If you park your car in the exact same place, day in and day out, pretty soon, that'll become the go-to indicator of your presence. If, one day, you happen to park your car in the other parking lot, they'll take a quick glance and assume you're not there. Now just be sure to keep your phone on silent and never answer your door.
"Nope... I don't see that '09 Mustang bought at 39% interest rate... he must be gone already."
(Photo by Sgt. Melissa Bright)
Someone has pull staff duty or charge of quarters (CQ). The goal here isn't to screw over the unit, it's to hot potato that responsibility onto someone else.
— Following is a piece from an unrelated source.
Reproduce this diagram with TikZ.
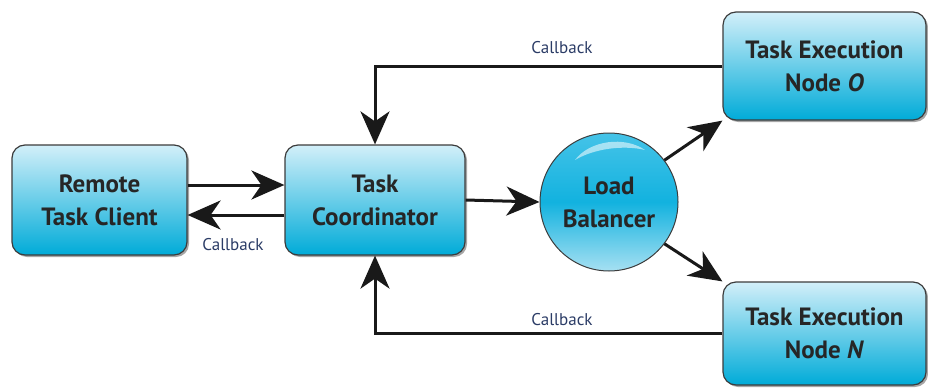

If you let your superior know that you've got responsibilities that you can't or "can't" wiggle out of, like "helping someone in your unit move," they'll probably pick that other guy.
"I'm so sorry, I'd love to help, but I got this thing. Yes. That totally legit thing."
(Photo by Airmen 1st Class Dana Cable)
3.Be out of town
Let everyone know you've got big plans. Be obnoxious about it. Everyone from the lowest private to the battalion commander should know that your ass has tickets to whatever.
If you plan on having fun, whoever is coming to ruin your weekend should know well in advance that you're not going to be anywhere near.
Bonus points if you tell them you'll be somewhere without service and you just turn your phone off.
(Photo by Airmen 1st Class Frank Rohrig)
4.Put in a 4-day pass (or say you did)
Having a piece of paperwork that says the commander has approved you to do nothing all weekend is great. Take a photo of it with your phone and send it along any time someone asks you what you're doing.
Or, if the NCO is out on the prowl, trying to find some lower-enlisted to pull CQ and you feel like your poker face is good enough, go ahead and say your 4-day pass is up at battalion and hope they don't call your bluff.
If they do take the time to go check the paperwork and you were bullshitting, then plausible deniability is your only way out...
(Photo by Petty Officer 1st Class Brian Morales)
5.Be drunk or "drunk"
If there's any tried-and-true method that every member of the E-4 Mafia and LCpl Underground know too well, it's this one: Never answer your door without a bottle of beer in your hands.
It doesn't matter if you've actually been drinking; it doesn't matter if it's 0900. There's no way you can go to some BS duty if you might be intoxicated. Always keep that in mind.
Just keep one by the door, if you have to.